• **EXERCISE DIRECTIONS**
All the data should be repeated exactly. Any image in it is left out.

• **SOURCE DATA**
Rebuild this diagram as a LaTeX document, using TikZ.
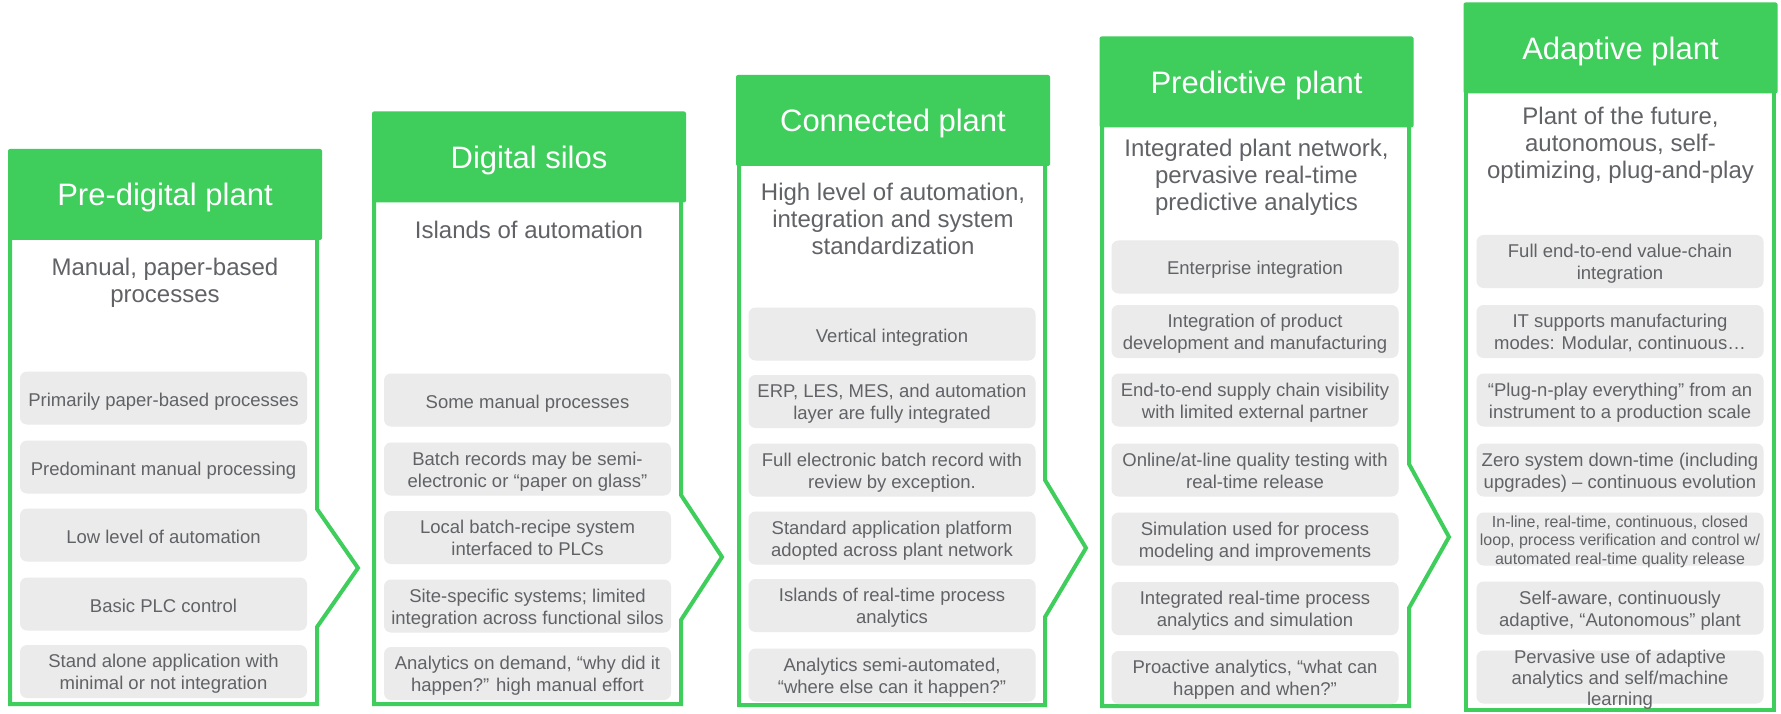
\documentclass[tikz,border=0pt]{standalone}
\usepackage{fontspec}
\setmainfont{Liberation Sans}
\definecolor{leafgreen}{HTML}{3FCD5C}
\definecolor{cardgray}{HTML}{EBEBEB}
\definecolor{inkgray}{HTML}{606266}
\tikzset{
  stage/.style={fill=leafgreen, rounded corners=2pt, minimum width=314pt,
    minimum height=91pt, inner sep=0pt, text=white,
    font=\fontsize{31}{36}\selectfont, text height=22.2pt, text depth=0pt},
  outline/.style={draw=leafgreen, line width=4pt},
  lead/.style={text=inkgray, font=\fontsize{24}{27}\selectfont, align=center,
    anchor=north, inner sep=0pt, execute at begin node=\strut},
  card/.style={fill=cardgray, rounded corners=7pt, minimum width=287pt,
    minimum height=53pt, inner sep=0pt},
  cardtext/.style={text=inkgray, font=\fontsize{18.5}{22}\selectfont,
    align=center, inner sep=0pt, yshift=-3.6pt,
    execute at begin node=\strut, execute at end node=\strut},
}
% one grey card with its centred caption
\newcommand\stagecard[5][]{%
  \node[card] (#2) at (#3,#4) {};
  \node[cardtext,#1] (#2-txt) at (#2.center) {#5};}

\begin{document}
\begin{tikzpicture}[x=1pt,y=-1pt]
\useasboundingbox (0,0) rectangle (1781,714);
\fill[white] (0,0) rectangle (1781,714);

% ---- outlines with chevrons pointing to the next stage ----
\draw[outline] (10,230) -- (10,704) -- (317,704) -- (317,627) -- (358,568)
  -- (317,509) -- (317,230) -- cycle;
\draw[outline] (374,190) -- (374,704) -- (681,704) -- (681,620) -- (722,557)
  -- (681,495) -- (681,190) -- cycle;
\draw[outline] (739,155) -- (739,705) -- (1045,705) -- (1045,617) -- (1086,548)
  -- (1045,480) -- (1045,155) -- cycle;
\draw[outline] (1102,115) -- (1102,706) -- (1409,706) -- (1409,608) -- (1449,537)
  -- (1409,464) -- (1409,115) -- cycle;
\draw[outline] (1466,80) -- (1466,710) -- (1774,710) -- (1774,80) -- cycle;

% ---- stage headers ----
\node[stage] (h1) at (165,194.5) {Pre-digital plant};
\node[stage] (h2) at (529,157) {Digital silos};
\node[stage] (h3) at (893,120.5) {Connected plant};
\node[stage] (h4) at (1256.5,82) {Predictive plant};
\node[stage] (h5) at (1620.5,48) {Adaptive plant};

% ---- stage summaries ----
\node[lead] (s1) at (165,258.1) {Manual, paper-based\\processes};
\node[lead] (s2) at (529,219.1) {Islands of automation};
\node[lead] (s3) at (893,183.1) {High level of automation,\\integration and system\\standardization};
\node[lead] (s4) at (1256.5,139.1) {Integrated plant network,\\pervasive real-time\\predictive analytics};
\node[lead] (s5) at (1620.5,107.1) {Plant of the future,\\autonomous, self-\\optimizing, plug-and-play};

% ---- Pre-digital plant ----
\stagecard{a1}{163.5}{398}{Primarily paper-based processes}
\stagecard{a2}{163.5}{467}{Predominant manual processing}
\stagecard{a3}{163.5}{535}{Low level of automation}
\stagecard{a4}{163.5}{604}{Basic PLC control}
\stagecard{a5}{163.5}{671.5}{Stand alone application with\\minimal or not integration}

% ---- Digital silos ----
\stagecard{b1}{527.5}{400}{Some manual processes}
\stagecard{b2}{527.5}{469}{Batch records may be semi-\\electronic or “paper on glass”}
\stagecard{b3}{527.5}{537.5}{Local batch-recipe system\\interfaced to PLCs}
\stagecard{b4}{527.5}{606}{Site-specific systems; limited\\integration across functional silos}
\stagecard{b5}{527.5}{673.5}{Analytics on demand, “why did it\\happen?” high manual effort}

% ---- Connected plant ----
\stagecard{c1}{892}{334}{Vertical integration}
\stagecard{c2}{892}{401.5}{ERP, LES, MES, and automation\\layer are fully integrated}
\stagecard{c3}{892}{470}{Full electronic batch record with\\review by exception.}
\stagecard{c4}{892}{538}{Standard application platform\\adopted across plant network}
\stagecard{c5}{892}{605.5}{Islands of real-time process\\analytics}
\stagecard{c6}{892}{675}{Analytics semi-automated,\\“where else can it happen?”}

% ---- Predictive plant ----
\stagecard{d1}{1255}{267}{Enterprise integration}
\stagecard{d2}{1255}{331.5}{Integration of product\\development and manufacturing}
\stagecard{d3}{1255}{400}{End-to-end supply chain visibility\\with limited external partner}
\stagecard{d4}{1255}{470}{Online/at-line quality testing with\\real-time release}
\stagecard{d5}{1255}{539}{Simulation used for process\\modeling and improvements}
\stagecard{d6}{1255}{608.5}{Integrated real-time process\\analytics and simulation}
\stagecard{d7}{1255}{677.5}{Proactive analytics, “what can\\happen and when?”}

% ---- Adaptive plant ----
\stagecard{e1}{1620}{261.5}{Full end-to-end value-chain\\integration}
\stagecard{e2}{1620}{331.5}{IT supports manufacturing\\modes: Modular, continuous…}
\stagecard{e3}{1620}{400}{“Plug-n-play everything” from an\\instrument to a production scale}
\stagecard{e4}{1620}{470}{Zero system down-time (including\\upgrades) – continuous evolution}
\stagecard[font=\fontsize{16}{18.5}\selectfont]{e5}{1620}{539}{In-line, real-time, continuous, closed\\loop, process verification and control w/\\automated real-time quality release}
\stagecard{e6}{1620}{608}{Self-aware, continuously\\adaptive, “Autonomous” plant}
\stagecard[font=\fontsize{18.5}{21}\selectfont]{e7}{1620}{677}{Pervasive use of adaptive\\analytics and self/machine\\learning}
\end{tikzpicture}
\end{document}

• **THE SOLUTION**
Rebuild this diagram as a LaTeX document, using TikZ.
\documentclass[tikz,border=0pt]{standalone}
\usepackage{fontspec}
\setmainfont{Liberation Sans}
\definecolor{leafgreen}{HTML}{3FCD5C}
\definecolor{cardgray}{HTML}{EBEBEB}
\definecolor{inkgray}{HTML}{606266}
\tikzset{
  stage/.style={fill=leafgreen, rounded corners=2pt, minimum width=314pt,
    minimum height=91pt, inner sep=0pt, text=white,
    font=\fontsize{31}{36}\selectfont, text height=22.2pt, text depth=0pt},
  outline/.style={draw=leafgreen, line width=4pt},
  lead/.style={text=inkgray, font=\fontsize{24}{27}\selectfont, align=center,
    anchor=north, inner sep=0pt, execute at begin node=\strut},
  card/.style={fill=cardgray, rounded corners=7pt, minimum width=287pt,
    minimum height=53pt, inner sep=0pt},
  cardtext/.style={text=inkgray, font=\fontsize{18.5}{22}\selectfont,
    align=center, inner sep=0pt, yshift=-3.6pt,
    execute at begin node=\strut, execute at end node=\strut},
}
% one grey card with its centred caption
\newcommand\stagecard[5][]{%
  \node[card] (#2) at (#3,#4) {};
  \node[cardtext,#1] (#2-txt) at (#2.center) {#5};}

\begin{document}
\begin{tikzpicture}[x=1pt,y=-1pt]
\useasboundingbox (0,0) rectangle (1781,714);
\fill[white] (0,0) rectangle (1781,714);

% ---- outlines with chevrons pointing to the next stage ----
\draw[outline] (10,230) -- (10,704) -- (317,704) -- (317,627) -- (358,568)
  -- (317,509) -- (317,230) -- cycle;
\draw[outline] (374,190) -- (374,704) -- (681,704) -- (681,620) -- (722,557)
  -- (681,495) -- (681,190) -- cycle;
\draw[outline] (739,155) -- (739,705) -- (1045,705) -- (1045,617) -- (1086,548)
  -- (1045,480) -- (1045,155) -- cycle;
\draw[outline] (1102,115) -- (1102,706) -- (1409,706) -- (1409,608) -- (1449,537)
  -- (1409,464) -- (1409,115) -- cycle;
\draw[outline] (1466,80) -- (1466,710) -- (1774,710) -- (1774,80) -- cycle;

% ---- stage headers ----
\node[stage] (h1) at (165,194.5) {Pre-digital plant};
\node[stage] (h2) at (529,157) {Digital silos};
\node[stage] (h3) at (893,120.5) {Connected plant};
\node[stage] (h4) at (1256.5,82) {Predictive plant};
\node[stage] (h5) at (1620.5,48) {Adaptive plant};

% ---- stage summaries ----
\node[lead] (s1) at (165,258.1) {Manual, paper-based\\processes};
\node[lead] (s2) at (529,219.1) {Islands of automation};
\node[lead] (s3) at (893,183.1) {High level of automation,\\integration and system\\standardization};
\node[lead] (s4) at (1256.5,139.1) {Integrated plant network,\\pervasive real-time\\predictive analytics};
\node[lead] (s5) at (1620.5,107.1) {Plant of the future,\\autonomous, self-\\optimizing, plug-and-play};

% ---- Pre-digital plant ----
\stagecard{a1}{163.5}{398}{Primarily paper-based processes}
\stagecard{a2}{163.5}{467}{Predominant manual processing}
\stagecard{a3}{163.5}{535}{Low level of automation}
\stagecard{a4}{163.5}{604}{Basic PLC control}
\stagecard{a5}{163.5}{671.5}{Stand alone application with\\minimal or not integration}

% ---- Digital silos ----
\stagecard{b1}{527.5}{400}{Some manual processes}
\stagecard{b2}{527.5}{469}{Batch records may be semi-\\electronic or “paper on glass”}
\stagecard{b3}{527.5}{537.5}{Local batch-recipe system\\interfaced to PLCs}
\stagecard{b4}{527.5}{606}{Site-specific systems; limited\\integration across functional silos}
\stagecard{b5}{527.5}{673.5}{Analytics on demand, “why did it\\happen?” high manual effort}

% ---- Connected plant ----
\stagecard{c1}{892}{334}{Vertical integration}
\stagecard{c2}{892}{401.5}{ERP, LES, MES, and automation\\layer are fully integrated}
\stagecard{c3}{892}{470}{Full electronic batch record with\\review by exception.}
\stagecard{c4}{892}{538}{Standard application platform\\adopted across plant network}
\stagecard{c5}{892}{605.5}{Islands of real-time process\\analytics}
\stagecard{c6}{892}{675}{Analytics semi-automated,\\“where else can it happen?”}

% ---- Predictive plant ----
\stagecard{d1}{1255}{267}{Enterprise integration}
\stagecard{d2}{1255}{331.5}{Integration of product\\development and manufacturing}
\stagecard{d3}{1255}{400}{End-to-end supply chain visibility\\with limited external partner}
\stagecard{d4}{1255}{470}{Online/at-line quality testing with\\real-time release}
\stagecard{d5}{1255}{539}{Simulation used for process\\modeling and improvements}
\stagecard{d6}{1255}{608.5}{Integrated real-time process\\analytics and simulation}
\stagecard{d7}{1255}{677.5}{Proactive analytics, “what can\\happen and when?”}

% ---- Adaptive plant ----
\stagecard{e1}{1620}{261.5}{Full end-to-end value-chain\\integration}
\stagecard{e2}{1620}{331.5}{IT supports manufacturing\\modes: Modular, continuous…}
\stagecard{e3}{1620}{400}{“Plug-n-play everything” from an\\instrument to a production scale}
\stagecard{e4}{1620}{470}{Zero system down-time (including\\upgrades) – continuous evolution}
\stagecard[font=\fontsize{16}{18.5}\selectfont]{e5}{1620}{539}{In-line, real-time, continuous, closed\\loop, process verification and control w/\\automated real-time quality release}
\stagecard{e6}{1620}{608}{Self-aware, continuously\\adaptive, “Autonomous” plant}
\stagecard[font=\fontsize{18.5}{21}\selectfont]{e7}{1620}{677}{Pervasive use of adaptive\\analytics and self/machine\\learning}
\end{tikzpicture}
\end{document}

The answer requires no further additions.